Perhaps, its just a matter of pecking order, I know there are those worse off than me. Though I am feeling as hopeless as I ever have. I know longer feel like the person I know I am.
I feel as though I have let you down. or perhaps its just those inner demons messing within me again. If ever I needed guidance now is the time. I have reviewed all that I have came from, and all the obstacles I have already battled. I have searched for rhyme and reason , my hands are still empty.

Perhaps its my stubborn nature thinking I can handle everything on my own. I am not sure . I know there have been times in my life I have been less than holy. I know there have been times I have had little to no faith , though I have always found my way back into your grace. Perhaps I am missing something now.

I concede , I claim defeat. I can no longer do this on my own. Please take this burden from me. I can no longer continue to struggle, my lungs are filling with water and I am sure that without some assistance I will drown.

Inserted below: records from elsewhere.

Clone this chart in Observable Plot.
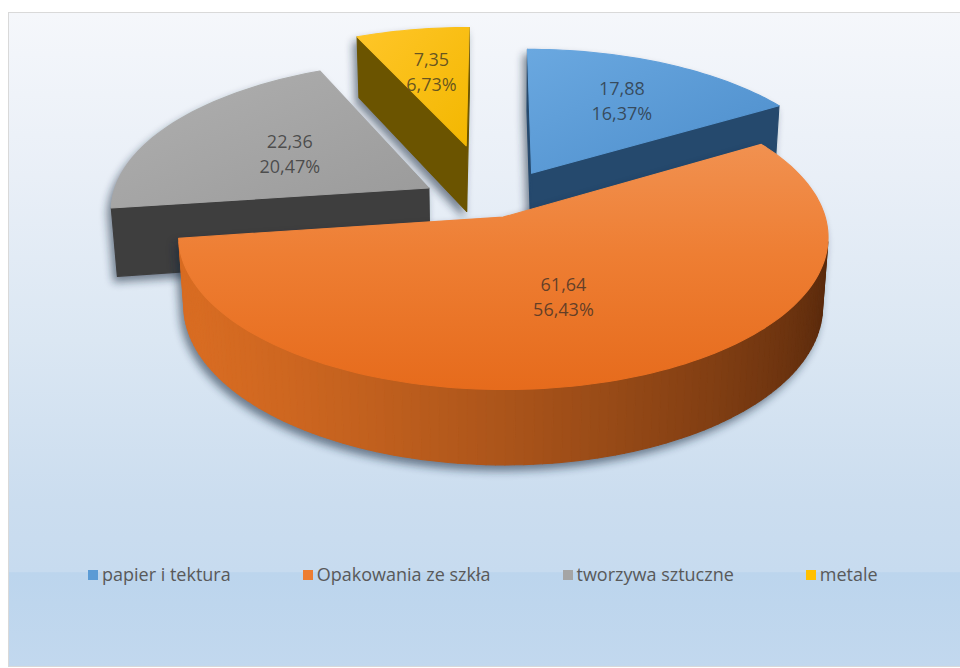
<!DOCTYPE html>
<html>
<head>
<meta charset="utf-8">
<script src="https://cdn.jsdelivr.net/npm/d3@7"></script>
<script src="https://cdn.jsdelivr.net/npm/@observablehq/plot@0.6"></script>
<style>
  html, body { margin: 0; padding: 0; background: #ffffff; }
  #page { position: relative; width: 960px; height: 668px; overflow: hidden; background: #ffffff; font-family: "Open Sans", sans-serif; }
  #frame {
    position: absolute; left: 8px; top: 12px; width: 990px; height: 653px;
    border: 1px solid #d9d9d9;
    background: linear-gradient(to bottom, #f5f7fb 0%, #e9eff7 25%, #dbe7f3 50%, #cbddef 75%, #c7dbef 85.6%, #bcd5ed 85.7%, #c2d8ee 100%);
  }
  #chart { position: absolute; left: 0; top: 0; }
  #legend { position: absolute; left: 88px; top: 562px; display: flex; gap: 72px; font-size: 18px; color: #595959; white-space: nowrap; }
  #legend .item { display: flex; align-items: center; }
  #legend .sw { width: 10px; height: 10px; margin-right: 4px; margin-top: 1px; }
</style>
</head>
<body>
<div id="page">
  <div id="frame"></div>
  <div id="chart"></div>
  <div id="legend"></div>
</div>
<script>
// ---- data ----
const categories = ["papier i tektura", "Opakowania ze szkła", "tworzywa sztuczne", "metale"];
const values = [17.88, 61.64, 22.36, 7.35];

// ---- styles ----
const legendColors = ["#5b9bd5", "#ed7d31", "#a5a5a5", "#ffc000"];
const topFill = ["url(#gBlue)", "url(#gOrange)", "url(#gGrey)", "url(#gYellow)"];
const sideLight = ["#2f5a85", "#d86c22", "#474747", "#7a6100"];
const sideDark = ["#1c3552", "#4f240a", "#2b2b2b", "#4a3b00"];
const radialColor = ["#25496d", "#8c4214", "#3e3e3e", "#6b5400"];
const explode = [0.25, 0.09, 0.235, 0.43];
const labelR = [0.65, 0.52, 0.53, 0.62];
const SHADOW = "#15263a";

// ---- 3D projection setup ----
const ALPHA = 27.5 * Math.PI / 180, SA = Math.sin(ALPHA), CA = Math.cos(ALPHA);
const DIST = 7, FOCAL = 2230, THICK = 0.245, CX = 493, CY = 204, W = 960, H = 540;
const LIGHT = 250 * Math.PI / 180;
const camU = 0, camV = -DIST * CA;

function proj(u, v, z) {
  const depth = DIST + v * CA - z * SA;
  return { x: u / depth, y: (v * SA + z * CA) / depth, depth };
}

const total = d3.sum(values);
const fmt = v => v.toFixed(2).replace(".", ",");
const arcs = d3.pie().sort(null).startAngle(0).endAngle(2 * Math.PI)(values);

const slices = arcs.map((p, i) => {
  const a0 = p.startAngle, a1 = p.endAngle, m = (a0 + a1) / 2;
  const ou = explode[i] * Math.sin(m), ov = explode[i] * Math.cos(m);
  const W3 = (t, r) => [ou + r * Math.sin(t), ov + r * Math.cos(t)];
  const P = (t, r, z) => { const [u, v] = W3(t, r); return proj(u, v, z); };
  const visible = (nAng, pu, pv) => Math.sin(nAng) * (camU - pu) + Math.cos(nAng) * (camV - pv) > 0;
  const faces = [];
  const addRadial = (t, nAng) => {
    const [pu, pv] = W3(t, 0.5);
    if (visible(nAng, pu, pv)) {
      faces.push({ pts: [P(t, 0, 0), P(t, 1, 0), P(t, 1, -THICK), P(t, 0, -THICK)], fill: radialColor[i] });
    }
  };
  addRadial(a0, a0 - Math.PI / 2);
  addRadial(a1, a1 + Math.PI / 2);
  const n = Math.max(6, Math.ceil((a1 - a0) / (Math.PI / 120)));
  const ts = d3.range(n + 1).map(k => a0 + (a1 - a0) * k / n);
  for (let k = 0; k < n; k++) {
    const tm = (ts[k] + ts[k + 1]) / 2;
    const [pu, pv] = W3(tm, 1);
    if (!visible(tm, pu, pv)) continue;
    const lt = (1 + Math.cos(tm - LIGHT)) / 2;
    faces.push({
      pts: [P(ts[k], 1, 0), P(ts[k + 1], 1, 0), P(ts[k + 1], 1, -THICK), P(ts[k], 1, -THICK)],
      fill: d3.interpolateRgb(sideDark[i], sideLight[i])(lt)
    });
  }
  faces.push({ pts: [P(a0, 0, 0), ...ts.map(t => P(t, 1, 0))], fill: topFill[i] });
  const lab = P(m, labelR[i], 0);
  return {
    i, faces, depth: proj(ou, ov, 0).depth, lab,
    text: fmt(values[i]) + "\n" + fmt(values[i] / total * 100) + "%"
  };
});

const order = slices.slice().sort((a, b) => b.depth - a.depth);
const marks = [];
for (const s of order) {
  const rows = [];
  s.faces.forEach((f, k) => f.pts.forEach(pt => rows.push({ id: s.i + "-" + k, x: pt.x, y: pt.y, fill: f.fill })));
  marks.push(Plot.line(rows, { x: "x", y: "y", z: "id", fill: SHADOW, stroke: SHADOW, strokeWidth: 1, curve: "linear-closed" }));
  marks.push(Plot.line(rows, { x: "x", y: "y", z: "id", fill: "fill", stroke: "fill", strokeWidth: 1.1, curve: "linear-closed" }));
}
marks.push(Plot.text(slices, {
  x: d => d.lab.x, y: d => d.lab.y, text: "text",
  fontSize: 18, lineHeight: 1.38, fontFamily: "Open Sans", fill: "#262626", fillOpacity: 0.7
}));

const svg = Plot.plot({
  width: W, height: H, margin: 0,
  x: { domain: [(0 - CX) / FOCAL, (W - CX) / FOCAL], axis: null },
  y: { domain: [(CY - H) / FOCAL, CY / FOCAL], axis: null },
  color: { type: "identity" },
  style: { background: "transparent", overflow: "visible" },
  marks
});
const ns = "http://www.w3.org/2000/svg";
const defs = document.createElementNS(ns, "defs");
defs.innerHTML = `
<filter id="soft" x="-20%" y="-20%" width="140%" height="140%"><feGaussianBlur stdDeviation="4"/></filter>
<linearGradient id="gBlue" x1="0" y1="0" x2="1" y2="1"><stop offset="0" stop-color="#6aa8e0"/><stop offset="1" stop-color="#4c8dcb"/></linearGradient>
<linearGradient id="gOrange" x1="0" y1="0" x2="0" y2="1"><stop offset="0" stop-color="#f19150"/><stop offset="0.45" stop-color="#ee7e33"/><stop offset="1" stop-color="#e66b1c"/></linearGradient>
<linearGradient id="gGrey" x1="0" y1="0" x2="1" y2="1"><stop offset="0" stop-color="#b0b0b0"/><stop offset="1" stop-color="#9a9a9a"/></linearGradient>
<linearGradient id="gYellow" x1="0" y1="0" x2="1" y2="1"><stop offset="0" stop-color="#ffc629"/><stop offset="1" stop-color="#f3b700"/></linearGradient>`;
svg.insertBefore(defs, svg.firstChild);
const lineGroups = Array.from(svg.querySelectorAll('g[aria-label="line"]'));
lineGroups.forEach((g, k) => {
  if (k % 2 === 0) {
    g.setAttribute("transform", "translate(-3,6)");
    g.setAttribute("opacity", "0.55");
    g.setAttribute("filter", "url(#soft)");
  }
});
document.getElementById("chart").appendChild(svg);

const legend = d3.select("#legend");
categories.forEach((c, i) => {
  const it = legend.append("div").attr("class", "item");
  it.append("div").attr("class", "sw").style("background", legendColors[i]);
  it.append("span").text(c);
});
</script>
</body>
</html>
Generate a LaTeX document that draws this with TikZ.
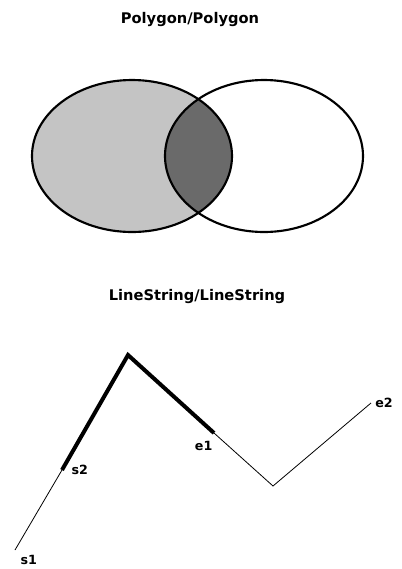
\documentclass[tikz,border=0pt]{standalone}
\usepackage{fontspec}
\setmainfont{DejaVu Sans}
\usetikzlibrary{positioning, calc}
\definecolor{polyFill}{HTML}{C4C4C4}
\definecolor{lensFill}{HTML}{6A6A6A}

\begin{document}
\begin{tikzpicture}[
    x=0.75pt, y=-0.75pt,
    % Global Styles
    font=\bfseries,
    % Text Styles
    title/.style={
        font=\bfseries\fontsize{11}{13}\selectfont,
        inner sep=0pt
    },
    tag/.style={
        font=\bfseries\fontsize{9.5}{11}\selectfont,
        inner sep=1pt
    },
    % Line Styles
    outline/.style={
        draw=black,
        line width=1.6pt
    },
    thin/.style={
        draw=black,
        line width=0.6pt
    },
    overlap/.style={
        draw=black,
        line width=3pt,
        line join=miter
    }
]
    \useasboundingbox (0,0) rectangle (401,569);

    % --- Polygon/Polygon ---

    \node[title] (polytitle) at (190,20) {Polygon/Polygon};

    % Filled left polygon and the shared part
    \fill[polyFill] (132,156) ellipse [x radius=100, y radius=76];
    \begin{scope}
        \clip (132,156) ellipse [x radius=100, y radius=76];
        \fill[lensFill] (264,156) ellipse [x radius=99, y radius=76];
    \end{scope}

    % Outlines
    \draw[outline] (132,156) ellipse [x radius=100, y radius=76];
    \draw[outline] (264,156) ellipse [x radius=99, y radius=76];

    % --- LineString/LineString ---

    \node[title] (linetitle) at (197,297) {LineString/LineString};

    % Vertices
    \coordinate (s1) at (15,550);
    \coordinate (s2) at (62,470);
    \coordinate (apex) at (128,355);
    \coordinate (e1) at (214,433);
    \coordinate (valley) at (273,486);
    \coordinate (e2) at (371,403);

    % First line string
    \draw[thin] (s1) -- (s2);
    \draw[thin] (e1) -- (valley) -- (e2);

    % Second line string (shared part)
    \draw[overlap] (s2) -- (apex) -- (e1);

    % Labels
    \node[tag, below right=3pt and 3pt of s1] (s1lbl) {s1};
    \node[tag, right=6pt of s2] (s2lbl) {s2};
    \node[tag, below left=5pt and 0pt of e1] (e1lbl) {e1};
    \node[tag, right=2pt of e2] (e2lbl) {e2};

\end{tikzpicture}
\end{document}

Take it from me, take it all, the stress and worries. Take away the sorrows send the Grey clouds haunting bring me back my sunshine. Show me the way back to the path of enlightenment. Guide me now before the path I am on takes me further into the black abyss of sorrow and self doubt.

In your name I pray.

2 comments:

  1. Tasha, this is a very plaintive and heartfelt piece. There is a lot of honesty and vulnerability in this, and it comes across splendidly.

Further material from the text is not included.